CPC should be tied up with QS. Back in the days of minimum bid we were told that “minimum bid is a direct reflection of Quality Score” to the extent that your visible quality score rating could be extrapolated by looking at your minimum bid. Obviously this is not the case anymore.

Final Observations

The difference in CPC demonstrates that AdWords does look at your ads and take the relevancy of keywords and ad copy into account. However it doesn’t seem to have any effect on the initial visible quality score attributed at keyword level. It seems this is almost entirely down to the historic CTR of that keyword. This is a big lesson for me. In a situation where I had uploaded a keyword and it was given a “poor” IQS I might well have looked at the ad and landing page to tried and improve this.

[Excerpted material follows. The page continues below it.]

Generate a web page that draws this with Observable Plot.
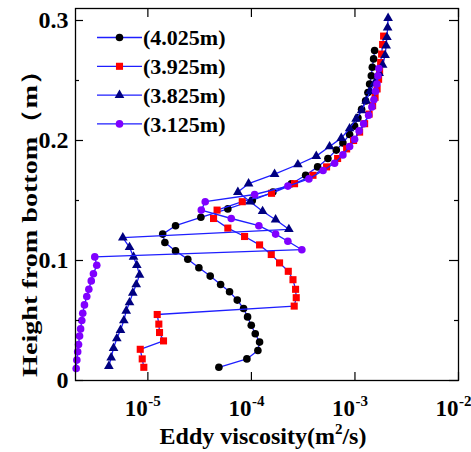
<!DOCTYPE html>
<html><head><meta charset="utf-8">
<script src="https://cdn.jsdelivr.net/npm/d3@7"></script>
<script src="https://cdn.jsdelivr.net/npm/@observablehq/plot@0.6"></script>
<style>body{margin:0;background:#fff} svg{display:block}</style>
</head><body><div id="chart"></div>
<script>
// Series
const seriesNames = ["(4.025m)", "(3.925m)", "(3.825m)", "(3.125m)"];
const seriesColors = ["#000000", "#ff0000", "#000080", "#8000ff"];
const seriesSymbols = ["circle", "square", "triangle", "circle"];
const seriesR = [3.8, 4.0, 3.6, 3.8];

// Height from bottom (m) and eddy viscosity (m^2/s) for each series
const h4025 = [0.011,0.018,0.025,0.032,0.039,0.046,0.053,0.060,0.067,0.074,0.080,0.087,0.094,0.101,0.108,0.115,0.122,0.129,0.136,0.143,0.150,0.157,0.164,0.171,0.178,0.185,0.192,0.198,0.205,0.212,0.219,0.226,0.233,0.240,0.247,0.254,0.261,0.268,0.275];
const v4025 = [4.85e-5,9.04e-5,1.155e-4,1.199e-4,1.089e-4,9.97e-5,9.18e-5,8.40e-5,7.30e-5,6.15e-5,5.04e-5,4.00e-5,3.11e-5,2.43e-5,1.85e-5,1.46e-5,1.39e-5,1.85e-5,3.25e-5,5.92e-5,1.019e-4,1.612e-4,2.43e-4,3.34e-4,4.36e-4,5.48e-4,6.60e-4,7.65e-4,8.88e-4,9.92e-4,1.068e-3,1.159e-3,1.267e-3,1.334e-3,1.385e-3,1.439e-3,1.471e-3,1.514e-3,1.548e-3];

const h3925 = [0.011,0.018,0.026,0.033,0.040,0.047,0.055,0.062,0.069,0.076,0.084,0.091,0.098,0.105,0.113,0.120,0.127,0.135,0.142,0.149,0.156,0.164,0.171,0.178,0.185,0.193,0.200,0.207,0.214,0.222,0.229,0.236,0.243,0.251,0.258,0.265,0.272,0.280,0.287];
const v3925 = [9.14e-6,8.82e-6,8.44e-6,1.416e-5,1.296e-5,1.276e-5,1.231e-5,2.59e-4,2.71e-4,2.67e-4,2.52e-4,2.27e-4,1.87e-4,1.555e-4,1.199e-4,8.59e-5,5.92e-5,4.31e-5,4.66e-5,8.16e-5,1.565e-4,2.61e-4,3.93e-4,5.32e-4,6.80e-4,8.31e-4,9.70e-4,1.109e-3,1.240e-3,1.370e-3,1.481e-3,1.565e-3,1.637e-3,1.692e-3,1.730e-3,1.770e-3,1.809e-3,1.850e-3,1.891e-3];

const h3825 = [0.012,0.019,0.027,0.035,0.042,0.050,0.058,0.065,0.073,0.080,0.088,0.096,0.103,0.111,0.119,0.126,0.134,0.141,0.149,0.157,0.164,0.172,0.180,0.187,0.195,0.202,0.210,0.218,0.225,0.233,0.241,0.248,0.256,0.263,0.271,0.279,0.286,0.294,0.302];
const v3825 = [4.20e-6,4.42e-6,4.66e-6,5.01e-6,5.44e-6,5.86e-6,6.18e-6,6.65e-6,7.15e-6,7.72e-6,8.31e-6,7.82e-6,7.27e-6,6.65e-6,5.73e-6,2.30e-4,1.712e-4,1.282e-4,9.75e-5,7.40e-5,9.39e-5,1.674e-4,2.81e-4,4.23e-4,5.69e-4,7.38e-4,8.88e-4,1.026e-3,1.159e-3,1.282e-3,1.401e-3,1.548e-3,1.712e-3,1.850e-3,1.955e-3,2.0e-3,2.036e-3,2.068e-3,2.09e-3];

const h3125 = [0.010,0.017,0.024,0.030,0.037,0.043,0.050,0.056,0.063,0.070,0.076,0.083,0.089,0.096,0.103,0.109,0.116,0.122,0.129,0.135,0.142,0.149,0.155,0.162,0.168,0.175,0.181,0.188,0.195,0.201,0.208,0.214,0.221,0.228,0.234,0.241,0.247,0.254,0.260];
const v3125 = [2.03e-6,2.06e-6,2.10e-6,2.14e-6,2.19e-6,2.24e-6,2.30e-6,2.35e-6,2.44e-6,2.57e-6,2.69e-6,2.84e-6,2.98e-6,3.21e-6,3.07e-6,3.07e-4,2.25e-4,1.712e-4,1.18e-4,6.39e-5,3.28e-5,3.58e-5,1.073e-4,2.25e-4,3.59e-4,4.92e-4,6.36e-4,7.65e-4,8.88e-4,9.92e-4,1.097e-3,1.213e-3,1.355e-3,1.458e-3,1.524e-3,1.583e-3,1.630e-3,1.667e-3,1.703e-3];

// Axis ticks
const xTicks = [1e-5, 1e-4, 1e-3, 1e-2];
const xTickExp = ["-5", "-4", "-3", "-2"];
const yTicks = [0, 0.1, 0.2, 0.3];
const yTickLabels = ["0", "0.1", "0.2", "0.3"];
const yMinor = [0.05, 0.15, 0.25];
const xLabel = "Eddy viscosity(m";
const xLabelSup = "2";
const xLabelEnd = "/s)";
const yLabel = "Height from bottom\uFF08m\uFF09";

const heights = [h4025, h3925, h3825, h3125];
const values = [v4025, v3925, v3825, v3125];
const tables = seriesNames.map((s, i) => heights[i].map((h, j) => ({series: s, h, v: values[i][j]})));

const W = 471, H = 452;
const mL = 75, mR = 13, mT = 8, mB = 72;
const frameW = W - mL - mR, frameH = H - mT - mB;
const FONT = "'Liberation Serif', 'Times New Roman', serif";
const LINE = "#1e1eff";

const marks = [];
tables.forEach((t, i) => {
  marks.push(Plot.line(t, {x: "v", y: "h", stroke: LINE, strokeWidth: 1.3}));
  marks.push(Plot.dot(t, {x: "v", y: "h", symbol: seriesSymbols[i], fill: seriesColors[i], r: seriesR[i], stroke: "none"}));
});

const tickStyle = {stroke: "#000", strokeWidth: 1.2};
marks.push(
  Plot.frame({stroke: "#000", strokeWidth: 1.3}),
  Plot.tickX(xTicks, {x: d => d, insetTop: frameH - 8, ...tickStyle}),
  Plot.tickX(xTicks, {x: d => d, insetBottom: frameH - 9, ...tickStyle}),
  Plot.tickY(yTicks, {y: d => d, insetRight: frameW - 8, ...tickStyle}),
  Plot.tickY(yMinor, {y: d => d, insetRight: frameW - 4, ...tickStyle}),
  Plot.tickY(yTicks, {y: d => d, insetLeft: frameW - 9, ...tickStyle}),
  Plot.tickY(yMinor, {y: d => d, insetLeft: frameW - 4, ...tickStyle}),
  Plot.axisY(yTicks, {tickSize: 0, tickPadding: 7, tickFormat: (d, i) => yTickLabels[i], fontSize: 24, fontWeight: "bold", fontFamily: FONT, fill: "#000", label: null}),
  Plot.text(xTicks, {x: d => d, frameAnchor: "bottom", text: () => "10", textAnchor: "end", lineAnchor: "middle", dy: 28, fontSize: 23, fontWeight: "bold", fontFamily: FONT, fill: "#000"}),
  Plot.text(xTicks, {x: d => d, frameAnchor: "bottom", text: (d, i) => xTickExp[i], textAnchor: "start", lineAnchor: "middle", dx: 0.5, dy: 21, fontSize: 15, fontWeight: "bold", fontFamily: FONT, fill: "#000"})
);

const svg = Plot.plot({
  width: W, height: H,
  marginLeft: mL, marginRight: mR, marginTop: mT, marginBottom: mB,
  style: {background: "#fff", color: "#000", fontFamily: FONT, overflow: "visible"},
  x: {type: "log", domain: [2e-6, 1e-2], axis: null},
  y: {domain: [0, 0.31], axis: null},
  marks
});

const s = d3.select(svg);
// X axis label
const xl = s.append("text")
  .attr("x", 263).attr("y", 444)
  .attr("text-anchor", "middle")
  .attr("font-family", FONT).attr("font-weight", "bold").attr("font-size", 24).attr("fill", "#000");
xl.append("tspan").text(xLabel);
xl.append("tspan").attr("dy", -10).attr("font-size", 15).text(xLabelSup);
xl.append("tspan").attr("dy", 10).text(xLabelEnd);

// Y axis label
s.append("text")
  .attr("transform", "translate(37,217) rotate(-90)")
  .attr("text-anchor", "middle")
  .attr("font-family", FONT).attr("font-weight", "bold").attr("font-size", 22).attr("fill", "#000")
  .attr("textLength", 320).attr("lengthAdjust", "spacingAndGlyphs")
  .text(yLabel);

// Legend
const lg = s.append("g");
seriesNames.forEach((name, i) => {
  const y = 37.5 + i * 28.8;
  lg.append("line").attr("x1", 97).attr("x2", 142).attr("y1", y).attr("y2", y)
    .attr("stroke", LINE).attr("stroke-width", 1.3);
  const type = {circle: d3.symbolCircle, square: d3.symbolSquare, triangle: d3.symbolTriangle}[seriesSymbols[i]];
  lg.append("path").attr("transform", `translate(119.5,${y})`)
    .attr("d", d3.symbol(type, Math.PI * seriesR[i] * seriesR[i])())
    .attr("fill", seriesColors[i]);
  lg.append("text").attr("x", 143).attr("y", y).attr("dy", "0.35em")
    .attr("text-anchor", "start")
    .attr("font-family", FONT).attr("font-weight", "bold").attr("font-size", 22).attr("fill", "#000")
    .text(name);
});

document.getElementById("chart").appendChild(svg);
</script>
</body></html>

This isn’t the right tactic at all – indeed it’s a waste of time – you might find you’re better off getting out there with an aggressive bid and generating a good CTR to wipe the historic QS and hopefully keep your bids lower in the long-term.

It is evident the affect of relevancy on Quality Score is not reflected at all through the visible Quality Score column at the point of keyword upload.

Comments

gaz-j

do you think that over time most keywords will be being optimised for and so the marketplace is getting tougher all of the time? eventually is there going to be a major change in googles algorithm?

kelvin newman

"This is a big lesson for me. In a situation where I had uploaded a keyword and it was given a “poor” IQS I might well have looked at the ad and landing page to tried and improve this. This isn’t the right tactic at all – indeed it’s a waste of time – you might find you’re better off getting out there with an aggressive bid and generating a good CTR to wipe the historic QS and hopefully keep your bids lower in the long-term."

Great piece of advice there....

Well worth taking the time to do the experiment

Matt Whelan

@gaz-i In terms of PPC and QS, it would be self defeating to update the QS algorithm just because people's ads are becoming more relevant - partly because it's there to ensure relevant ads show in the bid landscape, and partly because the better EVERYONE's ads get, the higher CPCs, and Google's revenues, become!

@Kelvin thanks!

Tom

interesting article & findings!. Certainly has the potential to change the way you work with new keywords to an account on Google and your optimisation.

Search Engine Optimization Company

I would agree with the relevancy out weighing the historical data.

Pat

If initial quality score has nothing to do with the LP, why is the ad "rarely shown" due to the quality score? They can't rarely show it without looking at how relevant the ad is, can that? That makes no sense.